PROBLEM REQUIREMENTS
Without any pictures, restate the lines from the one containing "Output the LaTeX" to the one containing "(0,0) rectangle (17.24,11.84);", word for word, ends included.

RECORD EXCERPTS
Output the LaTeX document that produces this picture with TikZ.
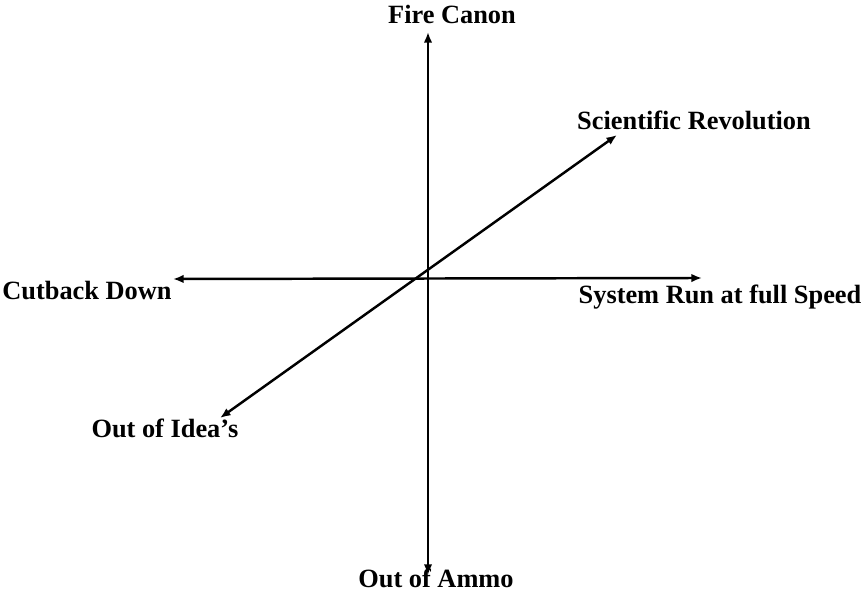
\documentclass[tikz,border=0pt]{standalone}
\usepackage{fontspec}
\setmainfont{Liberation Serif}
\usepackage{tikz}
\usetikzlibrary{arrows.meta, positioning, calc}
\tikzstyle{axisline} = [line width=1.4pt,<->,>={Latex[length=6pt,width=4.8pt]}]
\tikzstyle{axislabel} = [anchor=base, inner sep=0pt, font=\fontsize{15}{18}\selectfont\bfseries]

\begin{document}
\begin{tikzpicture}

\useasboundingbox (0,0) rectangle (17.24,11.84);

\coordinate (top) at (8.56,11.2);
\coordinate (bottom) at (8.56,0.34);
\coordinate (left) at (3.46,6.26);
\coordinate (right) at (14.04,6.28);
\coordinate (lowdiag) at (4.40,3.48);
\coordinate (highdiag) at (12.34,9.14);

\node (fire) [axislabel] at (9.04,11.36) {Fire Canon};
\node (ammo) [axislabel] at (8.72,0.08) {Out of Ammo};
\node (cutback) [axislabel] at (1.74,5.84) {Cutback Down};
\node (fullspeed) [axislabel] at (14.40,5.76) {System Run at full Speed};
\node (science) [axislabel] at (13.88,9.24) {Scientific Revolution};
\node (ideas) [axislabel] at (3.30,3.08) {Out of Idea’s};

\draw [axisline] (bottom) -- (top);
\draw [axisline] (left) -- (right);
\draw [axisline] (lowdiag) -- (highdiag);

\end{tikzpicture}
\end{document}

==

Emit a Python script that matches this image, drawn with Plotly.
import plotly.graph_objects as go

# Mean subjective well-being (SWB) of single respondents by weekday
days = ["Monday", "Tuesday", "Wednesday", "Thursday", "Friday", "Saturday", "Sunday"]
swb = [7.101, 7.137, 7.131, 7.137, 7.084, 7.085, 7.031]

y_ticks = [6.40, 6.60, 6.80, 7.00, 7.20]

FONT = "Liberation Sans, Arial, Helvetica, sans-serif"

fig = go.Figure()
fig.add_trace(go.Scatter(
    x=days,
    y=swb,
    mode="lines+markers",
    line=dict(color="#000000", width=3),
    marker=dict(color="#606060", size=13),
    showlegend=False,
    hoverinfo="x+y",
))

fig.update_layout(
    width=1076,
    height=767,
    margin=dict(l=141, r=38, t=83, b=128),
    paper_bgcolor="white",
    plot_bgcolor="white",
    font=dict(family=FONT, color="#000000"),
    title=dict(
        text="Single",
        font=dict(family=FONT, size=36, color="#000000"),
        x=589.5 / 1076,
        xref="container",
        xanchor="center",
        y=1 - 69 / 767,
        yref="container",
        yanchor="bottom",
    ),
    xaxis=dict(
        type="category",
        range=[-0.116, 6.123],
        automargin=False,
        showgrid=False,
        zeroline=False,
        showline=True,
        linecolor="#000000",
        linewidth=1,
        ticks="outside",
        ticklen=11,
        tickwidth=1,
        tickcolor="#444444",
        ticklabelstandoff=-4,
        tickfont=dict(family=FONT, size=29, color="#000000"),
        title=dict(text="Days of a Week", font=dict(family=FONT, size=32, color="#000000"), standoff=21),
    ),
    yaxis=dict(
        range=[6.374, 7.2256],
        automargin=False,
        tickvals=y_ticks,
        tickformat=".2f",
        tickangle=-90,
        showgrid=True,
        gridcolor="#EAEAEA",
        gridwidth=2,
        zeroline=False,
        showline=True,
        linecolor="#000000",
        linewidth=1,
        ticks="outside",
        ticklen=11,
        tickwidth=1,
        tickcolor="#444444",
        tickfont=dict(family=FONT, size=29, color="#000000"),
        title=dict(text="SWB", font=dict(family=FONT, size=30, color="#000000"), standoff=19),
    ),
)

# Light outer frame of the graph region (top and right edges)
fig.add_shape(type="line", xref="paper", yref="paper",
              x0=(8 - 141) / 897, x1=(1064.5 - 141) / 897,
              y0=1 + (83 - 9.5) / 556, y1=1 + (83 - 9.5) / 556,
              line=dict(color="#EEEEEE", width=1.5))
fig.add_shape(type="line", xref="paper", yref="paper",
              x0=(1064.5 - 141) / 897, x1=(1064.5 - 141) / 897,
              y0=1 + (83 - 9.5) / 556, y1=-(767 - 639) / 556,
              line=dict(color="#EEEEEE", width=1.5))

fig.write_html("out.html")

...

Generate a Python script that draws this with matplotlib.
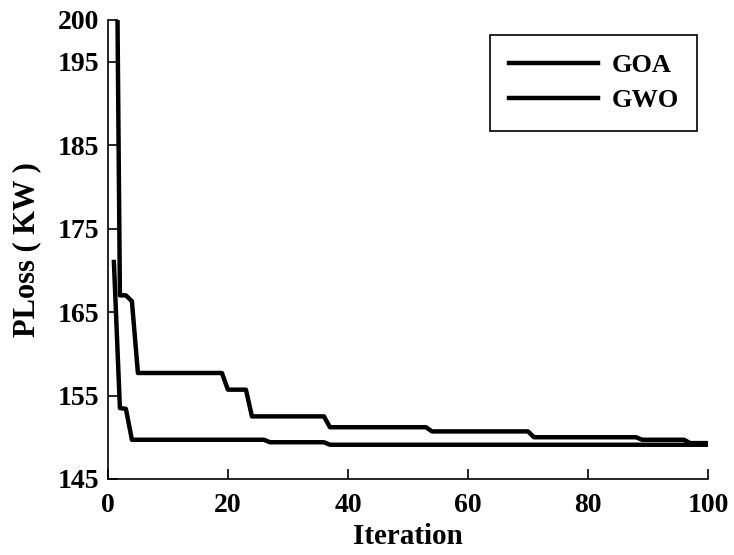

THE COMPLETED TASK
Output the LaTeX document that produces this picture with TikZ.
\documentclass[tikz,border=0pt]{standalone}
\usepackage{fontspec}
\setmainfont{Liberation Serif}
\usepackage{tikz}
\usetikzlibrary{arrows.meta, positioning, calc}
\tikzstyle{axisline} = [line width=1.4pt,<->,>={Latex[length=6pt,width=4.8pt]}]
\tikzstyle{axislabel} = [anchor=base, inner sep=0pt, font=\fontsize{15}{18}\selectfont\bfseries]

\begin{document}
\begin{tikzpicture}

\useasboundingbox (0,0) rectangle (17.24,11.84);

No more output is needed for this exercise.